2) Does Google eventually drop noindex and 404 pages? I have archive pages that got indexed but I have since added to them the “noindex” tag. I also deleted an empty category that Google now gets a 404 on. Will Google eventually remove those pages as it re-crawls my site?
I will answer to each question individually.
1) Most of the times Google will index a new website gradually, yes. That is at least what I have observed with most of my websites. The speed at which Google will index all your internal pages will depend on different factors though.

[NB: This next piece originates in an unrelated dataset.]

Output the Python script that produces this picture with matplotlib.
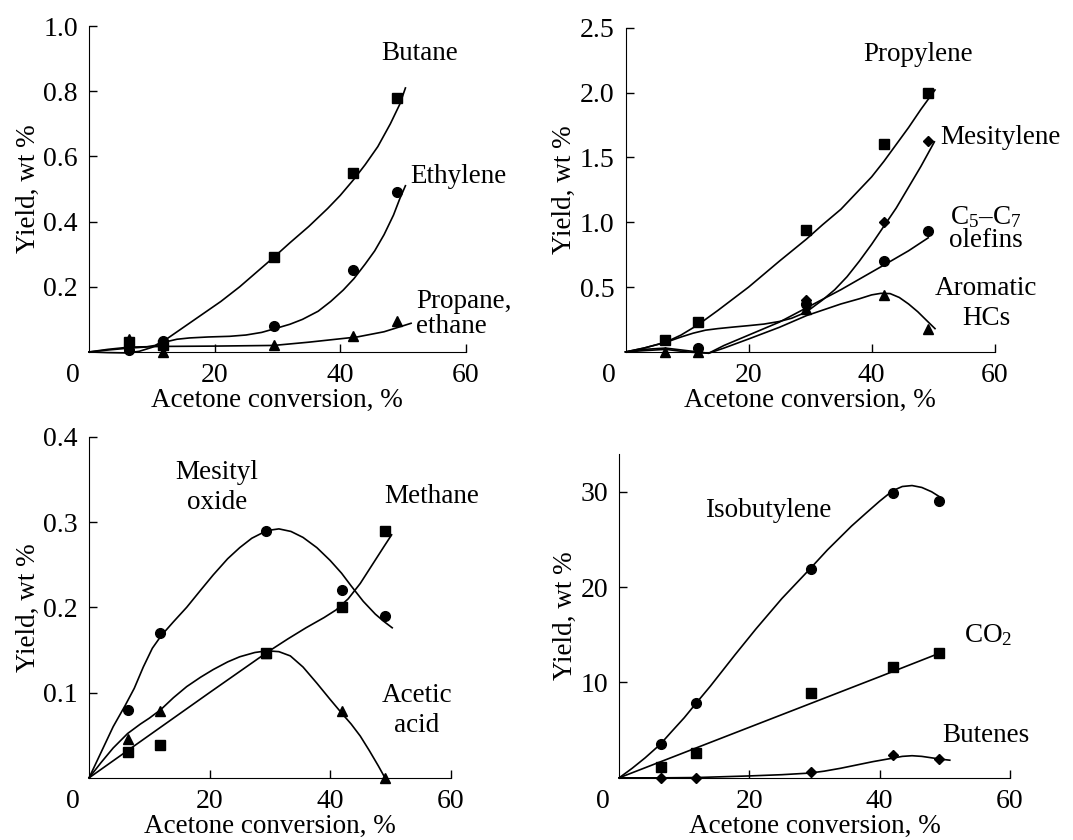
"""Product yields vs acetone conversion (four panels)."""

import matplotlib

matplotlib.use("Agg")
import matplotlib.pyplot as plt  # noqa: E402

plt.rcParams["font.family"] = ["Liberation Serif", "DejaVu Serif"]
plt.rcParams["mathtext.fontset"] = "custom"
plt.rcParams["mathtext.rm"] = "Liberation Serif"
plt.rcParams["mathtext.it"] = "Liberation Serif:italic"

FONT = 19.5
TICK_FONT = 20
XLABEL = "Acetone conversion, %"
YLABEL = "Yield, wt %"

# conversion points (same runs in every panel)
conv = [6.4, 11.8, 29.4, 42.0, 49.1]

# --- panel a: C2-C4 paraffins / ethylene ---
butane = [0.03, 0.02, 0.29, 0.55, 0.78]
ethylene = [0.005, 0.035, 0.08, 0.25, 0.49]
propane = [0.04, 0.0, 0.02, 0.05, 0.095]

butane_cx = [0, 3, 6.5, 9, 10.5, 12, 13.5, 15, 18, 21, 24, 27, 29.4, 32, 35, 38, 40,
             42.2, 44, 46, 48, 49.5, 50.4]
butane_cy = [0, 0.006, 0.012, 0.015, 0.02, 0.035, 0.055, 0.075, 0.115, 0.155, 0.2, 0.25,
             0.29, 0.335, 0.385, 0.44, 0.48, 0.53, 0.575, 0.63, 0.7, 0.76, 0.81]
ethylene_cx = [0, 3, 6, 8, 10, 12, 14, 16, 19, 22.4, 25, 27.5, 29.7, 32, 34, 36.5, 38.5,
               40.5, 42.2, 44, 45.5, 47, 48.5, 49.5, 50.4]
ethylene_cy = [0, -0.002, -0.003, 0.002, 0.014, 0.03, 0.039, 0.043, 0.046, 0.048, 0.052,
               0.06, 0.072, 0.085, 0.1, 0.125, 0.155, 0.19, 0.225, 0.27, 0.31, 0.36,
               0.42, 0.47, 0.51]
propane_cx = [0, 3, 6.5, 12, 20, 29.4, 35, 42.7, 47, 51.3]
propane_cy = [0, 0.008, 0.015, 0.017, 0.018, 0.02, 0.03, 0.046, 0.062, 0.088]

# --- panel b: propylene / aromatics ---
propylene = [0.095, 0.23, 0.94, 1.60, 2.0]
mesitylene_x = [29.4, 42.0, 49.1]
mesitylene = [0.40, 1.0, 1.63]
olefins_x = [11.8, 29.4, 42.0, 49.1]
olefins = [0.03, 0.37, 0.70, 0.93]
aromatic = [0.0, 0.0, 0.33, 0.44, 0.18]

propylene_cx = [0, 3, 6.5, 9, 11.8, 15, 20, 25, 29.4, 32, 35, 38, 40, 42, 44, 46, 48, 50.3]
propylene_cy = [0, 0.03, 0.075, 0.13, 0.21, 0.32, 0.5, 0.7, 0.87, 0.98, 1.1, 1.25, 1.35,
                1.47, 1.6, 1.73, 1.87, 2.02]
mesitylene_cx = [0, 3, 6.6, 9, 11, 13, 15, 17.5, 20, 22.5, 25, 27, 28.5, 30, 32, 34, 36,
                 38, 40, 42, 44, 46, 48, 50.2]
mesitylene_cy = [0, 0.03, 0.075, 0.115, 0.145, 0.168, 0.18, 0.192, 0.203, 0.215, 0.235,
                 0.26, 0.29, 0.33, 0.4, 0.48, 0.58, 0.7, 0.83, 0.97, 1.11, 1.27, 1.43, 1.62]
olefins_cx = [0, 3, 6.5, 10, 13.5, 16, 20, 25, 29.4, 35, 42, 46, 49.2]
olefins_cy = [0, 0.02, 0.03, 0.01, -0.01, 0.05, 0.13, 0.23, 0.34, 0.48, 0.67, 0.78, 0.88]
aromatic_cx = [0, 3, 6.5, 10, 13.5, 16, 20, 25, 29.4, 35, 38, 40, 41.5, 43, 44.5, 46,
               47.5, 49, 50.3]
aromatic_cy = [0, 0.01, 0.02, 0.0, -0.01, 0.03, 0.1, 0.19, 0.28, 0.37, 0.41, 0.44, 0.452,
               0.45, 0.42, 0.37, 0.31, 0.24, 0.18]

# --- panel c: mesityl oxide / methane / acetic acid ---
mesityl_oxide = [0.08, 0.17, 0.29, 0.22, 0.19]
methane = [0.03, 0.038, 0.146, 0.2, 0.29]
acetic = [0.046, 0.078, 0.146, 0.078, 0.0]

oxide_cx = [0, 2, 4, 6, 7.5, 9, 10.5, 12, 14, 16.2, 18.5, 20.6, 23, 25, 27, 29.5, 31.5,
            33.5, 35.5, 37.8, 40, 41.9, 43.5, 45.5, 47.5, 49, 50.3]
oxide_cy = [0, 0.03, 0.06, 0.085, 0.105, 0.13, 0.152, 0.167, 0.183, 0.2, 0.22, 0.238,
            0.257, 0.27, 0.281, 0.29, 0.292, 0.289, 0.282, 0.27, 0.255, 0.24, 0.225,
            0.207, 0.192, 0.183, 0.176]
methane_cx = [0, 10, 20, 29.5, 33, 36, 39, 41, 43, 45, 47, 49, 50.2]
methane_cy = [0, 0.05, 0.1, 0.147, 0.163, 0.176, 0.188, 0.197, 0.21, 0.228, 0.25, 0.272,
              0.285]
acetic_cx = [0, 2, 4, 6.4, 8.5, 10, 11.9, 14, 16.2, 18.5, 20.6, 23, 25, 27.5, 29.5, 31.5,
             33.4, 35.5, 37.8, 40, 41.9, 43.5, 45, 46.5, 48, 49.1]
acetic_cy = [0, 0.018, 0.035, 0.052, 0.063, 0.07, 0.08, 0.094, 0.107, 0.118, 0.127,
             0.136, 0.142, 0.147, 0.149, 0.148, 0.143, 0.13, 0.111, 0.092, 0.076, 0.063,
             0.049, 0.032, 0.014, 0.0]

# --- panel d: isobutylene / CO2 / butenes ---
isobutylene = [3.6, 7.9, 21.9, 29.9, 29.0]
co2 = [1.1, 2.6, 8.9, 11.6, 13.1]
butenes = [0.0, 0.0, 0.6, 2.4, 2.0]

isobutylene_cx = [0, 2, 4, 6.3, 8, 10, 11.8, 14, 17.8, 21, 25, 29.3, 32, 35.7, 38, 40, 42,
                  43.5, 45, 46.5, 48, 49.4]
isobutylene_cy = [0, 1.0, 2.1, 3.5, 4.8, 6.3, 7.8, 9.6, 12.9, 15.6, 18.8, 21.9, 23.9,
                  26.4, 27.8, 29.0, 30.1, 30.55, 30.65, 30.45, 30.0, 29.4]
co2_cx = [0, 10, 20, 30, 40, 49.7]
co2_cy = [0, 2.65, 5.3, 7.95, 10.6, 13.2]
butenes_cx = [0, 6.3, 11.8, 20, 25, 29.3, 31.5, 34, 36.5, 39, 41.9, 43.5, 45, 46.5, 48,
              49.5, 50.8]
butenes_cy = [0, 0.0, 0.03, 0.2, 0.33, 0.5, 0.7, 1.0, 1.35, 1.7, 2.05, 2.25, 2.32, 2.25,
              2.1, 1.95, 1.85]


def style_axes(ax, ymax, yticks, yfmt):
    ax.set_xlim(0, 60)
    ax.set_ylim(0, ymax)
    ax.spines["top"].set_visible(False)
    ax.spines["right"].set_visible(False)
    ax.set_xticks([20, 40, 60])
    ax.set_yticks(yticks)
    ax.set_yticklabels([yfmt.format(v) for v in yticks])
    ax.tick_params(direction="in", length=5.5, width=1, labelsize=TICK_FONT, pad=8)
    ax.set_xlabel(XLABEL, fontsize=FONT, labelpad=0)
    ax.set_ylabel(YLABEL, fontsize=FONT, labelpad=2)
    ax.annotate("0", xy=(0, 0), xycoords="axes fraction", xytext=(-12, -8),
                textcoords="offset points", ha="center", va="top", fontsize=TICK_FONT)


def curve(ax, x, y):
    ax.plot(x, y, color="black", lw=1.2, clip_on=False, zorder=2,
            solid_joinstyle="round")


def marks(ax, x, y, marker, size):
    ax.plot(x, y, ls="none", marker=marker, ms=size, color="black",
            clip_on=False, zorder=3)


def label(ax, x, y, s, ha="center"):
    ax.text(x, y, s, fontsize=FONT, ha=ha, va="center")


def main() -> None:
    fig = plt.figure(figsize=(10.73, 8.4), dpi=100)
    ax1 = fig.add_axes([0.083, 0.581, 0.351, 0.388])
    ax2 = fig.add_axes([0.583, 0.581, 0.344, 0.386])
    ax3 = fig.add_axes([0.083, 0.074, 0.337, 0.406])
    ax4 = fig.add_axes([0.577, 0.074, 0.364, 0.386])

    # panel a
    style_axes(ax1, 1.0, [0.2, 0.4, 0.6, 0.8, 1.0], "{:.1f}")
    curve(ax1, butane_cx, butane_cy)
    curve(ax1, ethylene_cx, ethylene_cy)
    curve(ax1, propane_cx, propane_cy)
    marks(ax1, conv, butane, "s", 7)
    marks(ax1, conv, ethylene, "o", 7)
    marks(ax1, conv, propane, "^", 7)
    label(ax1, 52.7, 0.916, "Butane")
    label(ax1, 58.8, 0.537, "Ethylene")
    label(ax1, 52.1, 0.154, "Propane,", ha="left")
    label(ax1, 52.1, 0.077, "ethane", ha="left")

    # panel b
    style_axes(ax2, 2.5, [0.5, 1.0, 1.5, 2.0, 2.5], "{:.1f}")
    curve(ax2, propylene_cx, propylene_cy)
    curve(ax2, mesitylene_cx, mesitylene_cy)
    curve(ax2, olefins_cx, olefins_cy)
    curve(ax2, aromatic_cx, aromatic_cy)
    marks(ax2, conv, propylene, "s", 7)
    marks(ax2, mesitylene_x, mesitylene, "D", 5)
    marks(ax2, olefins_x, olefins, "o", 7)
    marks(ax2, conv, aromatic, "^", 7)
    label(ax2, 47.5, 2.29, "Propylene")
    label(ax2, 51.1, 1.65, "Mesitylene", ha="left")
    label(ax2, 58.6, 1.04, "C$_5$\u2013C$_7$")
    label(ax2, 58.6, 0.86, "olefins")
    label(ax2, 58.6, 0.49, "Aromatic")
    label(ax2, 58.6, 0.26, "HCs")

    # panel c
    style_axes(ax3, 0.4, [0.1, 0.2, 0.3, 0.4], "{:.1f}")
    curve(ax3, oxide_cx, oxide_cy)
    curve(ax3, methane_cx, methane_cy)
    curve(ax3, acetic_cx, acetic_cy)
    marks(ax3, conv, acetic, "^", 7)
    marks(ax3, conv, mesityl_oxide, "o", 7)
    marks(ax3, conv, methane, "s", 7)
    label(ax3, 21.2, 0.358, "Mesityl")
    label(ax3, 21.2, 0.323, "oxide")
    label(ax3, 56.9, 0.33, "Methane")
    label(ax3, 54.4, 0.097, "Acetic")
    label(ax3, 54.4, 0.061, "acid")

    # panel d
    style_axes(ax4, 34, [10, 20, 30], "{:.0f}")
    curve(ax4, isobutylene_cx, isobutylene_cy)
    curve(ax4, co2_cx, co2_cy)
    curve(ax4, butenes_cx, butenes_cy)
    marks(ax4, conv, isobutylene, "o", 7)
    marks(ax4, conv, co2, "s", 7)
    marks(ax4, conv, butenes, "D", 5)
    label(ax4, 22.9, 28.0, "Isobutylene")
    label(ax4, 56.7, 15.0, "CO$_2$")
    label(ax4, 56.4, 4.4, "Butenes")

    fig.savefig("out.png", dpi=100)
    plt.close(fig)


if __name__ == "__main__":
    main()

If you get some very trusted and relevant backlinks, and on top of that you also have a very efficient internal link structure, all your internal pages will get indexed fast. If, on the other hand, you have very few backlinks and a poor link structure, it might take a while before you get to see all your pages indexed.
Keep in mind that using the manual URL submission to Google will have a small impact upon the speed and breadth of your indexation. In fact many people recommend that if you want to get a site indexed fast you should NOT use that feature, and rather focus on getting some trusted backlinks to your site.
2) Yes, eventually Google will fix those issues. New sites don’t get crawled very often, so that is certainly the reason. As soon as Google finds out about the “noindex” tag, for example, it will remove those pages from their index.